● **Exercise details**
Your task is to copy the listing exactly, with the pictures left out.

____________________

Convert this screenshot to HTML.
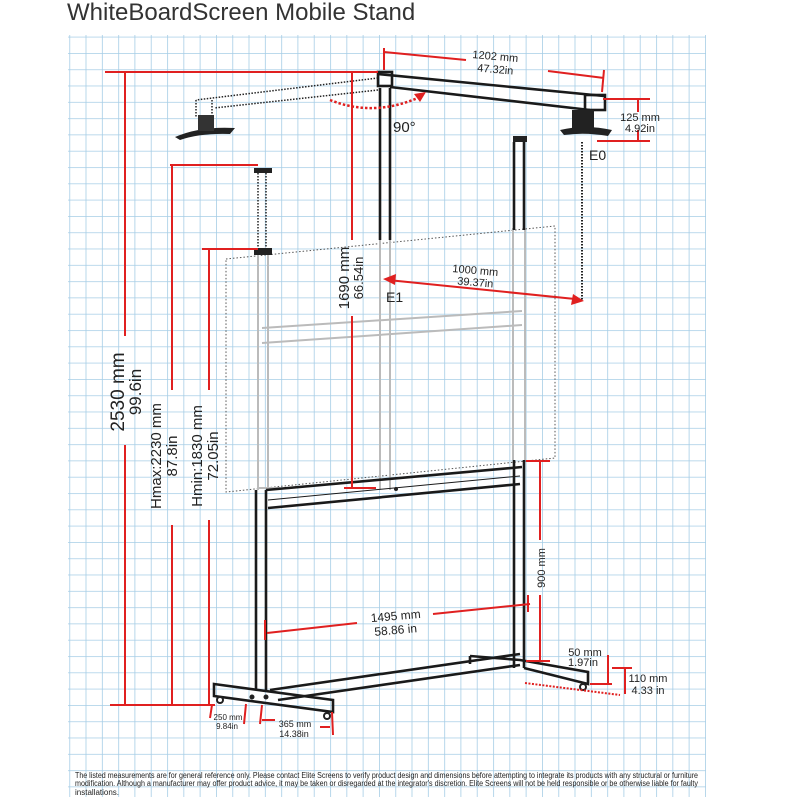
<!DOCTYPE html>
<html><head><meta charset="utf-8"><style>
html,body{margin:0;padding:0;background:#fff}
svg{display:block}
text{font-family:"Liberation Sans",sans-serif}
</style></head><body>
<svg width="800" height="800" viewBox="0 0 800 800" xmlns="http://www.w3.org/2000/svg">
<defs>
<pattern id="g" x="69.3" y="36.7" width="16.3" height="16.3" patternUnits="userSpaceOnUse">
<path d="M0 0H16.3M0 0V16.3" stroke="#a6cde6" stroke-width="1.6" fill="none"/>
</pattern>
</defs>
<rect x="68" y="35" width="638" height="762" fill="url(#g)"/>
<text x="67" y="20" font-size="24" fill="#333">WhiteBoardScreen Mobile Stand</text>

<path d="M226 259 L555 226 L555 458 L226 492 Z" fill="none" stroke="#555" stroke-width="1" stroke-dasharray="1.5,2"/>
<g stroke="#bbb" stroke-width="2" fill="none">
<path d="M258 255 V490 M268 255 V490"/>
<path d="M380 240 V490 M390 240 V490"/>
<path d="M513 228 V460 M525 228 V460"/>
<path d="M262 328 L522 311 M262 343 L522 325"/>
<path d="M258 488 L280 488"/>
</g>
<g stroke="#222" stroke-width="1.5" fill="none" stroke-dasharray="1.5,1.5">
<path d="M258 170 V252 M266 170 V252"/>
<path d="M378 78 L196 100 M378 90 L214 108"/>
<path d="M196 100 V118 M212 100 V118"/>
<path d="M582 142 V300" stroke-width="2"/>
</g>
<path d="M175 137 Q200 126 235 128 L230 134 Q200 133 180 140 Z" fill="#222"/>
<rect x="198" y="115" width="16" height="16" fill="#333"/>
<rect x="254" y="168" width="18" height="5" fill="#222"/>
<rect x="254" y="248" width="18" height="7" fill="#222"/>

<g stroke="#1a1a1a" stroke-width="2.6" fill="none">
<path d="M380 88 V240 M390 88 V240"/>
<path d="M378 74 L604 96 M390 87 L590 110"/>
<rect x="378" y="72" width="14" height="14"/>
<rect x="585" y="95" width="20" height="15"/>
<path d="M514 142 V230 M524 142 V230"/>
<path d="M514 460 V668 M524 460 V668"/>
<path d="M256 490 V690 M266 490 V690"/>
<path d="M266 490 L522 467 M268 508 L520 484"/>
<path d="M268 500 L520 476" stroke-width="1"/>
<path d="M214 684 L333 700 L333 712 L214 696 Z"/>
<path d="M270 690 L520 654 M278 700 L520 665"/>
<path d="M470 656 L470 664 M470 656 L520 660 L588 672 L588 684 L524 668"/>
</g>
<rect x="513" y="136" width="14" height="6" fill="#222"/>
<g fill="#222">
<rect x="572" y="110" width="22" height="18"/>
<path d="M560 130 Q585 124 612 130 L608 136 Q585 132 564 135 Z"/>
<circle cx="220" cy="700" r="4"/><circle cx="327" cy="716" r="4"/><circle cx="583" cy="687" r="4"/>
<circle cx="252" cy="697" r="2.5"/><circle cx="266" cy="697" r="2.5"/>
<circle cx="396" cy="489" r="2"/>
</g>
<g fill="#fff"><circle cx="220" cy="700" r="2"/><circle cx="327" cy="716" r="2"/><circle cx="583" cy="687" r="2"/></g>

<g stroke="#e02020" stroke-width="2" fill="none">
<path d="M105 72 H378"/>
<path d="M125 72 V336 M125 445 V705"/>
<path d="M110 705 H215"/>
<path d="M170 165 H258 M172 165 V390 M172 525 V705"/>
<path d="M202 249 H258 M209 249 V390 M209 520 V705"/>
<path d="M352 72 V240 M352 316 V488 M344 488 H376"/>
<path d="M384 52 L466 60 M548 71 L604 78 M384 48 V70 M604 70 L602 92"/>
<path d="M603 99 H650 M597 141 H650 M638 99 V112 M638 130 V141"/>
<path d="M388 280 L575 299"/>
<path d="M526 461 H550 M540 461 V540 M540 595 V661 M526 661 H550"/>
<path d="M267 633 L357 623 M433 614 L530 604 M265 620 V640 M528 595 V612"/>
<path d="M608 655 V684 M590 684 H612"/>
<path d="M625 668 V694 M612 668 H632"/>
<path d="M212 705 L210 718 M246 704 L244 724 M262 705 L260 724 M262 720 H275 M320 727 H330 M332 712 L333 735"/>
</g>
<path d="M525 683 L620 695" stroke="#e02020" stroke-width="2" stroke-dasharray="2,1.5"/>
<path d="M330 100 Q375 118 422 96" stroke="#e02020" stroke-width="2.5" fill="none" stroke-dasharray="2.5,2"/>
<path d="M426 92 L414 94 L420 102 Z" fill="#e02020"/>
<path d="M383 279 L396 274 L395 285 Z" fill="#e02020"/>
<path d="M584 301 L571 305 L573 294 Z" fill="#e02020"/>

<g fill="#222">
<text x="393" y="132" font-size="15">90°</text>
<text transform="translate(495 60) rotate(5)" text-anchor="middle" font-size="11">1202 mm</text>
<text transform="translate(495 73) rotate(5)" text-anchor="middle" font-size="11">47.32in</text>
<text x="640" y="121" text-anchor="middle" font-size="11">125 mm</text>
<text x="640" y="132" text-anchor="middle" font-size="11">4.92in</text>
<text x="589" y="160" font-size="14">E0</text>
<text transform="translate(475 274) rotate(5)" text-anchor="middle" font-size="11">1000 mm</text>
<text transform="translate(475 286) rotate(5)" text-anchor="middle" font-size="11">39.37in</text>
<text x="386" y="302" font-size="14">E1</text>
<text transform="translate(349 278) rotate(-90)" text-anchor="middle" font-size="15">1690 mm</text>
<text transform="translate(363 278) rotate(-90)" text-anchor="middle" font-size="13">66.54in</text>
<text transform="translate(124 392) rotate(-90)" text-anchor="middle" font-size="19">2530 mm</text>
<text transform="translate(141 392) rotate(-90)" text-anchor="middle" font-size="17">99.6in</text>
<text transform="translate(161 456) rotate(-90)" text-anchor="middle" font-size="15">Hmax:2230 mm</text>
<text transform="translate(177 456) rotate(-90)" text-anchor="middle" font-size="15">87.8in</text>
<text transform="translate(202 456) rotate(-90)" text-anchor="middle" font-size="15">Hmin:1830 mm</text>
<text transform="translate(218 456) rotate(-90)" text-anchor="middle" font-size="15">72.05in</text>
<text transform="translate(545 568) rotate(-90)" text-anchor="middle" font-size="11">900 mm</text>
<text transform="translate(396 620) rotate(-5)" text-anchor="middle" font-size="12">1495 mm</text>
<text transform="translate(396 634) rotate(-5)" text-anchor="middle" font-size="12">58.86 in</text>
<text x="585" y="656" text-anchor="middle" font-size="11">50 mm</text>
<text x="583" y="666" text-anchor="middle" font-size="11">1.97in</text>
<text x="648" y="682" text-anchor="middle" font-size="11">110 mm</text>
<text x="648" y="694" text-anchor="middle" font-size="11">4.33 in</text>
<text x="228" y="720" text-anchor="middle" font-size="8">250 mm</text>
<text x="227" y="729" text-anchor="middle" font-size="8">9.84in</text>
<text x="295" y="727" text-anchor="middle" font-size="9">365 mm</text>
<text x="294" y="737" text-anchor="middle" font-size="9">14.38in</text>
</g>
<g fill="#222" font-size="8">
<text x="75" y="778" textLength="623" lengthAdjust="spacingAndGlyphs">The listed measurements are for general reference only. Please contact Elite Screens to verify product design and dimensions before attempting to integrate its products with any structural or furniture</text>
<text x="75" y="786" textLength="623" lengthAdjust="spacingAndGlyphs">modification. Although a manufacturer may offer product advice, it may be taken or disregarded at the integrator's discretion. Elite Screens will not be held responsible or be otherwise liable for faulty</text>
<text x="75" y="795">installations.</text>
</g>
</svg>
</body></html>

____________________

● **Solution to this problem**
Convert this screenshot to HTML.
<!DOCTYPE html>
<html><head><meta charset="utf-8"><style>
html,body{margin:0;padding:0;background:#fff}
svg{display:block}
text{font-family:"Liberation Sans",sans-serif}
</style></head><body>
<svg width="800" height="800" viewBox="0 0 800 800" xmlns="http://www.w3.org/2000/svg">
<defs>
<pattern id="g" x="69.3" y="36.7" width="16.3" height="16.3" patternUnits="userSpaceOnUse">
<path d="M0 0H16.3M0 0V16.3" stroke="#a6cde6" stroke-width="1.6" fill="none"/>
</pattern>
</defs>
<rect x="68" y="35" width="638" height="762" fill="url(#g)"/>
<text x="67" y="20" font-size="24" fill="#333">WhiteBoardScreen Mobile Stand</text>

<path d="M226 259 L555 226 L555 458 L226 492 Z" fill="none" stroke="#555" stroke-width="1" stroke-dasharray="1.5,2"/>
<g stroke="#bbb" stroke-width="2" fill="none">
<path d="M258 255 V490 M268 255 V490"/>
<path d="M380 240 V490 M390 240 V490"/>
<path d="M513 228 V460 M525 228 V460"/>
<path d="M262 328 L522 311 M262 343 L522 325"/>
<path d="M258 488 L280 488"/>
</g>
<g stroke="#222" stroke-width="1.5" fill="none" stroke-dasharray="1.5,1.5">
<path d="M258 170 V252 M266 170 V252"/>
<path d="M378 78 L196 100 M378 90 L214 108"/>
<path d="M196 100 V118 M212 100 V118"/>
<path d="M582 142 V300" stroke-width="2"/>
</g>
<path d="M175 137 Q200 126 235 128 L230 134 Q200 133 180 140 Z" fill="#222"/>
<rect x="198" y="115" width="16" height="16" fill="#333"/>
<rect x="254" y="168" width="18" height="5" fill="#222"/>
<rect x="254" y="248" width="18" height="7" fill="#222"/>

<g stroke="#1a1a1a" stroke-width="2.6" fill="none">
<path d="M380 88 V240 M390 88 V240"/>
<path d="M378 74 L604 96 M390 87 L590 110"/>
<rect x="378" y="72" width="14" height="14"/>
<rect x="585" y="95" width="20" height="15"/>
<path d="M514 142 V230 M524 142 V230"/>
<path d="M514 460 V668 M524 460 V668"/>
<path d="M256 490 V690 M266 490 V690"/>
<path d="M266 490 L522 467 M268 508 L520 484"/>
<path d="M268 500 L520 476" stroke-width="1"/>
<path d="M214 684 L333 700 L333 712 L214 696 Z"/>
<path d="M270 690 L520 654 M278 700 L520 665"/>
<path d="M470 656 L470 664 M470 656 L520 660 L588 672 L588 684 L524 668"/>
</g>
<rect x="513" y="136" width="14" height="6" fill="#222"/>
<g fill="#222">
<rect x="572" y="110" width="22" height="18"/>
<path d="M560 130 Q585 124 612 130 L608 136 Q585 132 564 135 Z"/>
<circle cx="220" cy="700" r="4"/><circle cx="327" cy="716" r="4"/><circle cx="583" cy="687" r="4"/>
<circle cx="252" cy="697" r="2.5"/><circle cx="266" cy="697" r="2.5"/>
<circle cx="396" cy="489" r="2"/>
</g>
<g fill="#fff"><circle cx="220" cy="700" r="2"/><circle cx="327" cy="716" r="2"/><circle cx="583" cy="687" r="2"/></g>

<g stroke="#e02020" stroke-width="2" fill="none">
<path d="M105 72 H378"/>
<path d="M125 72 V336 M125 445 V705"/>
<path d="M110 705 H215"/>
<path d="M170 165 H258 M172 165 V390 M172 525 V705"/>
<path d="M202 249 H258 M209 249 V390 M209 520 V705"/>
<path d="M352 72 V240 M352 316 V488 M344 488 H376"/>
<path d="M384 52 L466 60 M548 71 L604 78 M384 48 V70 M604 70 L602 92"/>
<path d="M603 99 H650 M597 141 H650 M638 99 V112 M638 130 V141"/>
<path d="M388 280 L575 299"/>
<path d="M526 461 H550 M540 461 V540 M540 595 V661 M526 661 H550"/>
<path d="M267 633 L357 623 M433 614 L530 604 M265 620 V640 M528 595 V612"/>
<path d="M608 655 V684 M590 684 H612"/>
<path d="M625 668 V694 M612 668 H632"/>
<path d="M212 705 L210 718 M246 704 L244 724 M262 705 L260 724 M262 720 H275 M320 727 H330 M332 712 L333 735"/>
</g>
<path d="M525 683 L620 695" stroke="#e02020" stroke-width="2" stroke-dasharray="2,1.5"/>
<path d="M330 100 Q375 118 422 96" stroke="#e02020" stroke-width="2.5" fill="none" stroke-dasharray="2.5,2"/>
<path d="M426 92 L414 94 L420 102 Z" fill="#e02020"/>
<path d="M383 279 L396 274 L395 285 Z" fill="#e02020"/>
<path d="M584 301 L571 305 L573 294 Z" fill="#e02020"/>

<g fill="#222">
<text x="393" y="132" font-size="15">90°</text>
<text transform="translate(495 60) rotate(5)" text-anchor="middle" font-size="11">1202 mm</text>
<text transform="translate(495 73) rotate(5)" text-anchor="middle" font-size="11">47.32in</text>
<text x="640" y="121" text-anchor="middle" font-size="11">125 mm</text>
<text x="640" y="132" text-anchor="middle" font-size="11">4.92in</text>
<text x="589" y="160" font-size="14">E0</text>
<text transform="translate(475 274) rotate(5)" text-anchor="middle" font-size="11">1000 mm</text>
<text transform="translate(475 286) rotate(5)" text-anchor="middle" font-size="11">39.37in</text>
<text x="386" y="302" font-size="14">E1</text>
<text transform="translate(349 278) rotate(-90)" text-anchor="middle" font-size="15">1690 mm</text>
<text transform="translate(363 278) rotate(-90)" text-anchor="middle" font-size="13">66.54in</text>
<text transform="translate(124 392) rotate(-90)" text-anchor="middle" font-size="19">2530 mm</text>
<text transform="translate(141 392) rotate(-90)" text-anchor="middle" font-size="17">99.6in</text>
<text transform="translate(161 456) rotate(-90)" text-anchor="middle" font-size="15">Hmax:2230 mm</text>
<text transform="translate(177 456) rotate(-90)" text-anchor="middle" font-size="15">87.8in</text>
<text transform="translate(202 456) rotate(-90)" text-anchor="middle" font-size="15">Hmin:1830 mm</text>
<text transform="translate(218 456) rotate(-90)" text-anchor="middle" font-size="15">72.05in</text>
<text transform="translate(545 568) rotate(-90)" text-anchor="middle" font-size="11">900 mm</text>
<text transform="translate(396 620) rotate(-5)" text-anchor="middle" font-size="12">1495 mm</text>
<text transform="translate(396 634) rotate(-5)" text-anchor="middle" font-size="12">58.86 in</text>
<text x="585" y="656" text-anchor="middle" font-size="11">50 mm</text>
<text x="583" y="666" text-anchor="middle" font-size="11">1.97in</text>
<text x="648" y="682" text-anchor="middle" font-size="11">110 mm</text>
<text x="648" y="694" text-anchor="middle" font-size="11">4.33 in</text>
<text x="228" y="720" text-anchor="middle" font-size="8">250 mm</text>
<text x="227" y="729" text-anchor="middle" font-size="8">9.84in</text>
<text x="295" y="727" text-anchor="middle" font-size="9">365 mm</text>
<text x="294" y="737" text-anchor="middle" font-size="9">14.38in</text>
</g>
<g fill="#222" font-size="8">
<text x="75" y="778" textLength="623" lengthAdjust="spacingAndGlyphs">The listed measurements are for general reference only. Please contact Elite Screens to verify product design and dimensions before attempting to integrate its products with any structural or furniture</text>
<text x="75" y="786" textLength="623" lengthAdjust="spacingAndGlyphs">modification. Although a manufacturer may offer product advice, it may be taken or disregarded at the integrator's discretion. Elite Screens will not be held responsible or be otherwise liable for faulty</text>
<text x="75" y="795">installations.</text>
</g>
</svg>
</body></html>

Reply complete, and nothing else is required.